Selon un chercheur en sciences politiques, notre orientation politique serait déterminée par notre personnalité – et non par des critères sociologiques comme l’âge, l’éducation ou le genre.
Markus Freitag est politologue, mais pas franchement politiquement correct : selon ce chercheur à l’Université de Berne, l’orientation politique des individus s’expliquerait par leur personnalité. En gros, pour prendre l’exemple des électeurs suisses, on pourrait les classer en cinq catégories : le Consciencieux, l’Ouvert, l’Extraverti, l’Agréable et le Névrotique. Dommage qu’ils ne soient pas sept, on croirait retrouver les sept nains de Blanche-Neige : Simplet, Dormeur, Grincheux, Joyeux Atchoum, Timide et Prof.
Donc, si vous avez la chance d’appartenir au profil Agréable, vous êtes une personne altruiste et un peu naïve ; vous frayez avec le végétarisme. Voilà qui vous prédispose à une sympathie envers le Parti Socialiste. À défaut, vous vous accorderiez bien avec ces autres naïfs que sont les Verts, ou à la limite d’autres altruistes vaguement catholiques, membres du Parti Démocrate Chrétien.
Merci, Professeur Freitag, de nous fournir une explication simple et compréhensible de l’âme helvétique.
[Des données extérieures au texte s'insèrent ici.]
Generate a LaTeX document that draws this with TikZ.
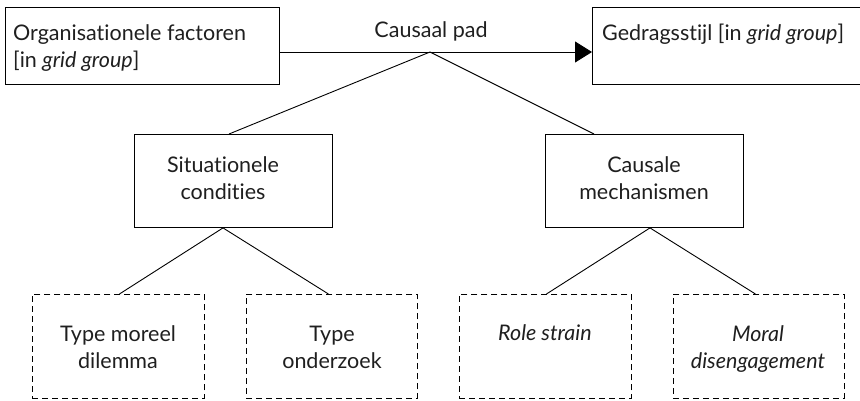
\documentclass[tikz,border=0pt]{standalone}
\usepackage{fontspec}
\setmainfont{Lato}[Ligatures=NoCommon]
\usetikzlibrary{arrows.meta,calc}
\begin{document}
\begin{tikzpicture}[x=1pt,y=-1pt,
  solidbox/.style={draw, line width=0.9pt, rectangle, inner sep=0pt, anchor=north west},
  dashbox/.style={draw, line width=0.9pt, dash pattern=on 6pt off 4pt, rectangle, inner sep=0pt, anchor=north west},
  txt/.style={font=\fontsize{21.5}{27}\selectfont, text=black!88, inner sep=0pt, align=center, anchor=base},
  ltxt/.style={font=\fontsize{21.5}{27}\selectfont, text=black!88, inner sep=0pt, align=left, anchor=base west},
  conn/.style={line width=0.9pt}]
\useasboundingbox (0,0) rectangle (860,400);
\clip (0,0) rectangle (860,400);
% boxes
\node[solidbox, minimum width=274pt, minimum height=77pt] (org) at (5,7) {};
\node[solidbox, minimum width=290pt, minimum height=77pt] (ged) at (592,7) {};
\node[solidbox, minimum width=198pt, minimum height=93pt] (sit) at (134,134) {};
\node[solidbox, minimum width=198pt, minimum height=93pt] (cau) at (545,134) {};
\node[dashbox, minimum width=172pt, minimum height=104pt] (tmd) at (32,294) {};
\node[dashbox, minimum width=171pt, minimum height=104pt] (tod) at (246,294) {};
\node[dashbox, minimum width=172pt, minimum height=104pt] (rst) at (459,294) {};
\node[dashbox, minimum width=171pt, minimum height=104pt] (mdg) at (673,294) {};
% texts (anchored at the baseline of their last line)
\node[ltxt] (torg) at (13,67) {Organisationele factoren\\{[}in \textit{grid group}]};
\node[ltxt] (tged) at (602,40) {Gedragsstijl [in \textit{grid group}]};
\node[txt] (tpad) at (431,37) {Causaal pad};
\node[txt] (tsit) at (223,199) {Situationele\\condities};
\node[txt] (tcau) at (644,199) {Causale\\mechanismen};
\node[txt] (ttmd) at (118,368) {Type moreel\\dilemma};
\node[txt] (ttod) at (332,368) {Type\\onderzoek};
\node[txt] (trst) at (545,340) {\textit{Role strain}};
\node[txt] (tmdg) at (758,368) {\textit{Moral}\\\textit{disengagement}};
% connectors
\coordinate (apex) at (430,52);
\draw[conn, -{Triangle[length=17pt,width=21pt]}] (apex -| org.east) -- (apex -| ged.west);
\draw[conn] ([xshift=95pt]sit.north west) -- (apex) -- ([xshift=49pt]cau.north west);
\coordinate (sitb) at ([xshift=89pt]sit.south west);
\coordinate (caub) at ([xshift=105pt]cau.south west);
\draw[conn] ([xshift=1pt]tmd.north) -- (sitb) -- ([xshift=-3.5pt]tod.north);
\draw[conn] ([xshift=1pt]rst.north) -- (caub) -- ([xshift=-3.5pt]mdg.north);
\end{tikzpicture}
\end{document}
Avec cinq catégories, c’est facile à saisir, ce qui devrait remplir d’aise le Consciencieux : il a besoin d’ordre, respecte les règles, a le sens du devoir et paie ses impôts. On évite ainsi les interminables listes de caractères inventées par de lointains précurseurs comme Théophraste.
Comme vous n’avez pas nécessairement la curiosité naturelle qui distingue l’Ouvert, Théophraste ne vous est pas familier. Sachez que ce disciple et successeur d’Aristote à la tête du Lycée avait dressé une liste de trente Caractères, tous plus grinçants les uns que les autres. Teintés d’ironie, ces Caractères présentent un lien assez évident avec des personnages types de la comédie athénienne à l’époque de Théophraste, à la fin du IVe siècle av. J.-C. Beaucoup plus tard, le philosophe grec inspirera Jean de la Bruyère (1645-1696), qui rédigera lui aussi des Caractères.
Avec trente personnalités différentes, Théophraste complique un peu la tâche du Professeur Freitag. Je vous épargnerai le Cupide, le Couard et le Mufle pour vous présenter au moins le Malotru, qui vaut le détour.
« Il n’est pas difficile de définir le caractère du Malotru : car il se livre à un jeu évident et condamnable. Le Malotru, c’est le type qui rencontre des femmes de condition libre, soulève son vêtement et exhibe son anatomie. Au théâtre, il applaudit lorsque les autres font silence ; il siffle les acteurs que les autres spectateurs apprécient. Quand tout l’auditoire se tait, il jette la tête en arrière et lance un rot pour que les spectateurs se retournent. Il va au marché, s’approche des noix, des myrtilles et des fruits à coques, et il les goûte tout en causant avec le vendeur. Parmi les gens qui sont là, il apostrophe une personne par son nom bien qu’elle ne lui soit pas familière. Voit-il des gens pressés, d’aller quelque part, il leur demande de l’attendre. Si quelqu’un sort du tribunal après avoir perdu un procès, notre homme vient le féliciter. Il va faire ses courses pour lui-même, se loue une joueuse de flûtes, montre aux passants le contenu de son sac à commissions et les invite à se joindre à la partouze. Enfin, debout à l’entrée de la boutique du coiffeur ou du parfumeur, il raconte qu’il a l’intention de se soûler la gueule. »
Mais au fait, peut-on se contenter de classer les personnalités pour comprendre les gens ? Les classements rassurent parce qu’ils nous donnent l’illusion d’un monde bien rangé. À l’origine, le « caractère » est une marque distinctive gravée ou frappée, inamovible, par exemple sur une monnaie. Le Névrotique ou l’Extraverti du Professeur Freitag ne changera pas de profil au cours de son existence. Son orientation politique sera inscrite dans sa personnalité. Dans un monde où tout paraît tellement compliqué, voilà qui nous rassure.